Remember when AT&T told investors that it could cut its programming bills by 20 percent if it buys DirecTV?

That was last week. This week, AT&T is telling regulators why they should let it buy DirecTV, and it’s making a similar argument. One difference: AT&T told investors its own bills would shrink. But it’s not saying that about the bills of its customers.

Instead, AT&T is telling the feds, via a public filing, that combining with DirecTV may help slow the rate that your TV bill goes up. But it can’t promise it will go down.

Instead it uses the words “downward pressure.” As in: “There will be significant downward pressure on the prices of the new integrated bundles of AT&T broadband and DIRECTV video, even without factoring in the improved quality such bundles will offer consumers.”
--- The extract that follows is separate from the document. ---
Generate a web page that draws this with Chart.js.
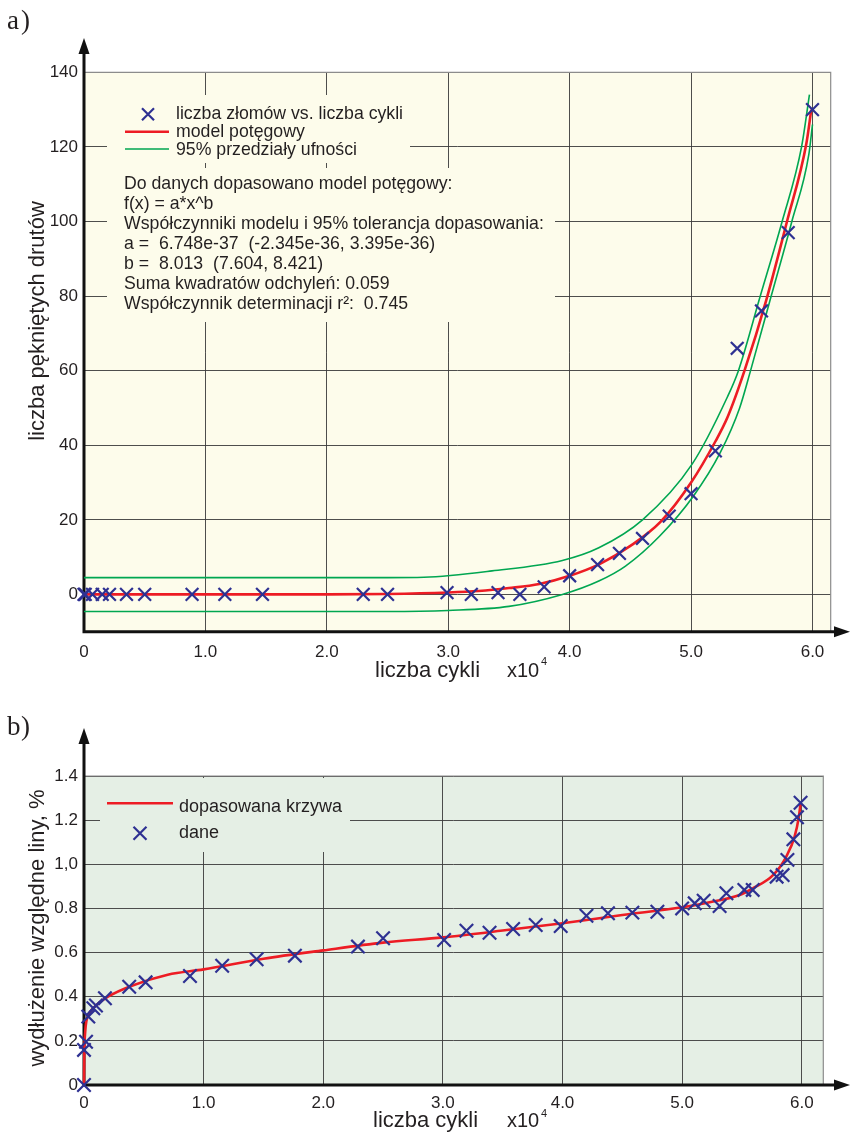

To be fair, AT&T argues that this pressure will come into effect without factoring in the 20 percent cost savings it told investors about. So it’s always possible that AT&T CEO Randall Stephenson could pass those savings along to his customers. But that’s a promise AT&T isn’t making.

One other note about pricing: AT&T’s summary of its filing also notes that there may be “upward pressure” on the prices of video or broadband services that aren’t bundled together. But it says if that’s the case it will be “significantly outweighed by the downward pressure [AT&T’s emphasis] on the prices of bundles of AT&T broadband and DIRECTV video that will now be available at improved quality and attractive prices.”

I’ve asked AT&T for clarification, but to me that reads as if the company is looking into the future and predicting a scenario where broadband prices for cord-cutters go up a lot faster than broadband prices for people who also buy pay TV from AT&T. And that AT&T is saying that’s no big deal, because people should just buy broadband and pay TV from AT&T, and stop worrying about it.

Which may very well be what the future holds. I’m just not sure I would say that out loud if I were Randall Stephenson.

Update: One alternate interpretation of AT&T’s upward/downward language — AT&T is trying to say that it will have incentive to sell standalone broadband at competitive prices, so that it could eventually upsell those customers into bundles that include video. But if that’s what they mean, it would be easier to just say that out loud.